= Work instructions =
Copy out each line exactly; pictures stay out of the copy.
** Begin **
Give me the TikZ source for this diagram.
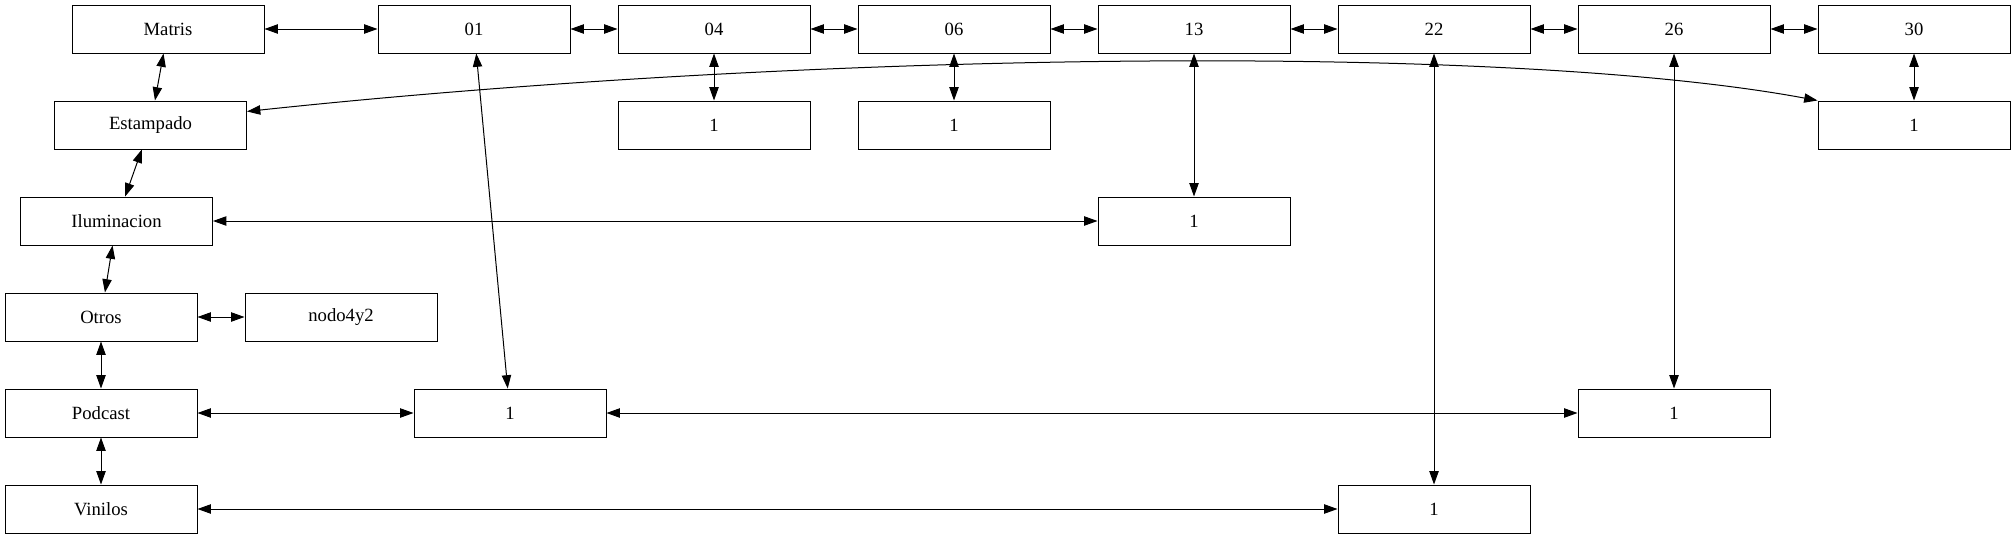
\documentclass[tikz,border=0pt]{standalone}
\usepackage{fontspec}
\setmainfont{Liberation Serif}
\usepackage{tikz}
\usetikzlibrary{arrows.meta}
\tikzset{
  box/.style={draw, line width=0.75pt, minimum width=144pt, minimum height=36pt, inner sep=0pt, font=\fontsize{14}{16}\selectfont},
  tip/.style={Triangle[length=10pt,width=7pt]},
  link/.style={draw, line width=0.75pt, {Triangle[length=10pt,width=7pt]}-{Triangle[length=10pt,width=7pt]}},
}
\begin{document}
\begin{tikzpicture}[x=0.75pt,y=-0.75pt]
  \useasboundingbox (0,0) rectangle (2016,539);
  % head row
  \node[box] (matris) at (168,29) {Matris};
  \foreach \n/\x in {01/474,04/714,06/954,13/1194,22/1434,26/1674,30/1914}
    \node[box] (c\n) at (\x,29) {\n};
  % row heads
  \node[box] (estampado) at (150.5,125) {Estampado};
  \node[box] (iluminacion) at (116.5,221) {Iluminacion};
  \node[box] (otros) at (101,317) {Otros};
  \node[box] (nodo) at (341,317) {nodo4y2};
  \node[box] (podcast) at (101,413) {Podcast};
  \node[box] (vinilos) at (101,509) {Vinilos};
  % values
  \foreach \n/\x/\y in {04/714/125,06/954/125,30/1914/125,13/1194/221,01/510/413,26/1674/413,22/1434/509}
    \node[box] (v\n) at (\x,\y) {1};
  % links
  \foreach \a/\b in {matris/c01,c01/c04,c04/c06,c06/c13,c13/c22,c22/c26,c26/c30,
                     matris/estampado,estampado/iluminacion,iluminacion/otros,otros/podcast,podcast/vinilos,
                     otros/nodo,c04/v04,c06/v06,c30/v30,c13/v13,iluminacion/v13,
                     c01/v01,podcast/v01,v01/v26,c26/v26,c22/v22,vinilos/v22}
    \draw[link] (\a) -- (\b);
  \draw[link] (estampado.8) .. controls +(553,-59) and +(-318,-59) .. (v30.north west);
\end{tikzpicture}
\end{document}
** End **
= Result for this exercise =
Give me the TikZ source for this diagram.
\documentclass[tikz,border=0pt]{standalone}
\usepackage{fontspec}
\setmainfont{Liberation Serif}
\usepackage{tikz}
\usetikzlibrary{arrows.meta}
\tikzset{
  box/.style={draw, line width=0.75pt, minimum width=144pt, minimum height=36pt, inner sep=0pt, font=\fontsize{14}{16}\selectfont},
  tip/.style={Triangle[length=10pt,width=7pt]},
  link/.style={draw, line width=0.75pt, {Triangle[length=10pt,width=7pt]}-{Triangle[length=10pt,width=7pt]}},
}
\begin{document}
\begin{tikzpicture}[x=0.75pt,y=-0.75pt]
  \useasboundingbox (0,0) rectangle (2016,539);
  % head row
  \node[box] (matris) at (168,29) {Matris};
  \foreach \n/\x in {01/474,04/714,06/954,13/1194,22/1434,26/1674,30/1914}
    \node[box] (c\n) at (\x,29) {\n};
  % row heads
  \node[box] (estampado) at (150.5,125) {Estampado};
  \node[box] (iluminacion) at (116.5,221) {Iluminacion};
  \node[box] (otros) at (101,317) {Otros};
  \node[box] (nodo) at (341,317) {nodo4y2};
  \node[box] (podcast) at (101,413) {Podcast};
  \node[box] (vinilos) at (101,509) {Vinilos};
  % values
  \foreach \n/\x/\y in {04/714/125,06/954/125,30/1914/125,13/1194/221,01/510/413,26/1674/413,22/1434/509}
    \node[box] (v\n) at (\x,\y) {1};
  % links
  \foreach \a/\b in {matris/c01,c01/c04,c04/c06,c06/c13,c13/c22,c22/c26,c26/c30,
                     matris/estampado,estampado/iluminacion,iluminacion/otros,otros/podcast,podcast/vinilos,
                     otros/nodo,c04/v04,c06/v06,c30/v30,c13/v13,iluminacion/v13,
                     c01/v01,podcast/v01,v01/v26,c26/v26,c22/v22,vinilos/v22}
    \draw[link] (\a) -- (\b);
  \draw[link] (estampado.8) .. controls +(553,-59) and +(-318,-59) .. (v30.north west);
\end{tikzpicture}
\end{document}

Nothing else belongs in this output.